# Strix：将 AI 融入安全测试-验证-修复闭环

- 来源：Rohan Paul (@rohanpaul_ai)
- 发布时间：2026-04-14 05:01
- AIHOT 链接：https://aihot.virxact.com/items/cmnxpbvj8010ksl9o4sb8av62
- 原文链接：https://x.com/rohanpaul_ai/status/2043796720027570566

## AI 摘要

Strix 是开源自主渗透测试框架，以 AI 作为确定性安全工具之上的自适应操作员。其核心机制围绕动态测试、POC 验证、自动修复 Pull Request 和 CI/CD 钩子构建，可在代码合并前阻断不安全代码。
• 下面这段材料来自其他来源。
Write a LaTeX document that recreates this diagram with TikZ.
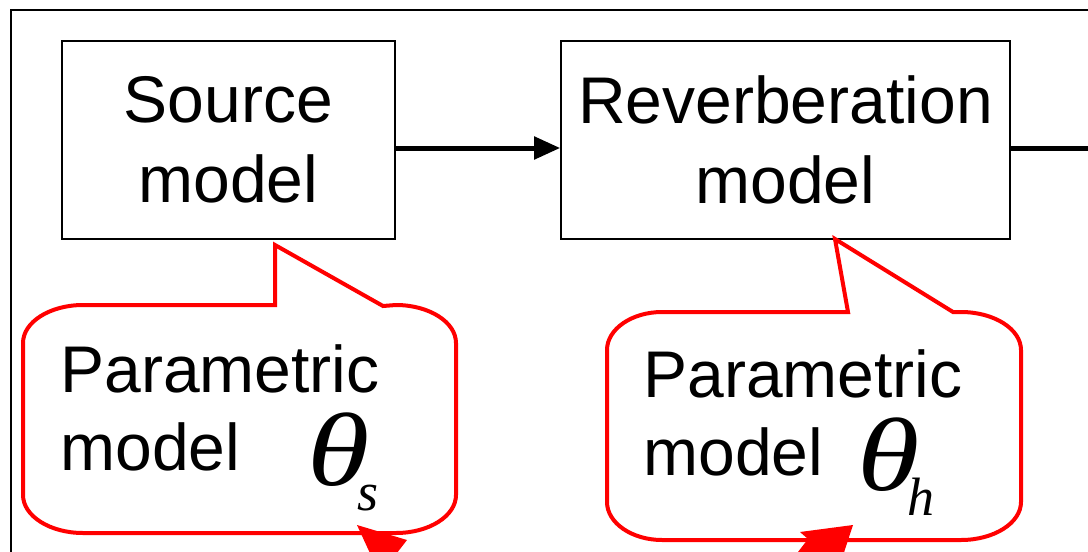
\documentclass[tikz,border=0pt]{standalone}
\usepackage{fontspec}
\setmainfont{Liberation Sans}
\newfontfamily\greekfont{Liberation Serif}
\newfontfamily\widegreek[FakeStretch=1.22]{Liberation Serif}
\usetikzlibrary{arrows.meta}

% parameter symbol: wide italic theta with a lowered italic index
\newcommand{\paramsym}[1]{\makebox[25pt][l]{\widegreek\itshape\fontsize{52}{52}\selectfont θ}%
  \raisebox{-12.5pt}{\greekfont\itshape\fontsize{27}{27}\selectfont #1}}

\begin{document}
\begin{tikzpicture}[x=0.5pt, y=-0.5pt,
  frame/.style={draw=black, line width=1pt},
  block/.style={draw=black, line width=0.8pt, minimum height=99pt,
    inner sep=0pt, align=center, font=\fontsize{33}{40}\selectfont},
  flow/.style={line width=2.5pt, -{Triangle[length=13pt, width=11pt]}},
  bar/.style={line width=2.5pt},
  callout/.style={draw=red, line width=2pt, line join=miter},
  ptext/.style={inner sep=0pt, anchor=base west, font=\fontsize{33}{40}\selectfont},
  sym/.style={inner sep=0pt, anchor=base west}]

\useasboundingbox (0,0) rectangle (1088,552);
\clip (0,0) rectangle (1088,552);

% outer frame (continues past the page edge)
\draw[frame] (10.5,9.5) rectangle (1200,700);

% processing blocks
\node[block, minimum width=166.5pt] (src) at (228.5,140) {Source\\model};
\node[block, minimum width=224.5pt] (rev) at (785.5,140) {Reverberation\\model};
\coordinate (out) at (1100,148);

\draw[flow] ([yshift=-4pt]src.east) -- ([yshift=-4pt]rev.west);
\draw[bar] ([yshift=-4pt]rev.east) -- (out);

% speech-bubble callouts
\draw[callout] (275,305) -- (275,245) -- (383,306) -- (396,305)
  .. controls (429,305) and (456,322) .. (456,343)
  -- (456,495) .. controls (456,516) and (429,533) .. (396,533)
  -- (83,533) .. controls (50,533) and (23,516) .. (23,495)
  -- (23,343) .. controls (23,322) and (50,305) .. (83,305)
  -- cycle;

\draw[callout] (848,312) -- (835,239) -- (953,312) -- (961,312)
  .. controls (994,312) and (1021,329) .. (1021,350)
  -- (1021,502) .. controls (1021,523) and (994,540) .. (961,540)
  -- (662,540) .. controls (632,540) and (607,523) .. (607,502)
  -- (607,350) .. controls (607,329) and (632,312) .. (662,312)
  -- cycle;

% arrowheads leaving the callouts
\fill[red] (357,525) -- (407,540) -- (380,575) -- cycle;
\fill[red] (800,532) -- (853,525) -- (835,580) -- (798,552) -- (808,539) -- cycle;

% callout texts
\node[ptext] (c1a) at (60,392) {Parametric};
\node[ptext] (c1b) at (60,470) {model};
\node[sym] (t1) at (307,485) {\paramsym{s}};

\node[ptext] (c2a) at (643,397) {Parametric};
\node[ptext] (c2b) at (643,475) {model};
\node[sym] (t2) at (857,490) {\paramsym{h}};
\end{tikzpicture}
\end{document}
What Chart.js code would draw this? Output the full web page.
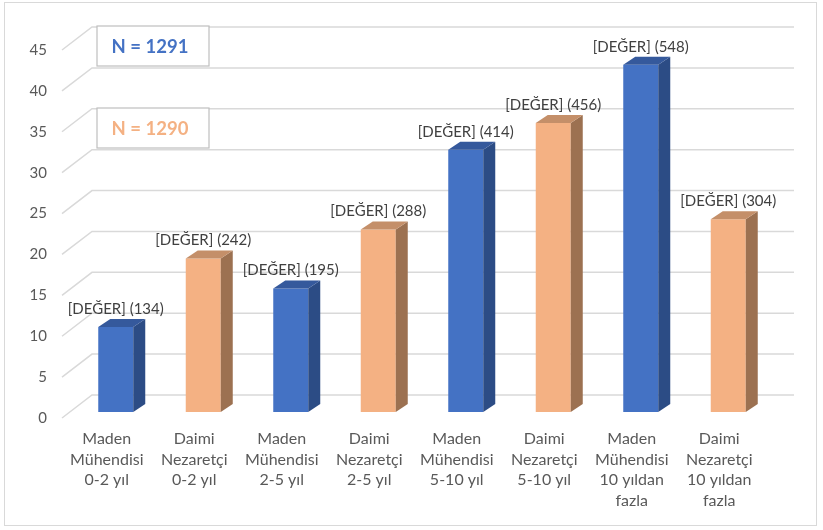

不同于传统扫描器仅抛出猜测，Strix 采用攻击者风格测试，通过浏览器操作、流量检查等方式验证漏洞可利用性，使安全发现附带证明和修复方案直接融入开发流程。

## 正文

Strix （@strix_ai ） is making AI useful in security where it actually counts： inside the loop of testing， verifying， and patching.

I like the part that it treats AI as an adaptive operator sitting on top of deterministic security tools.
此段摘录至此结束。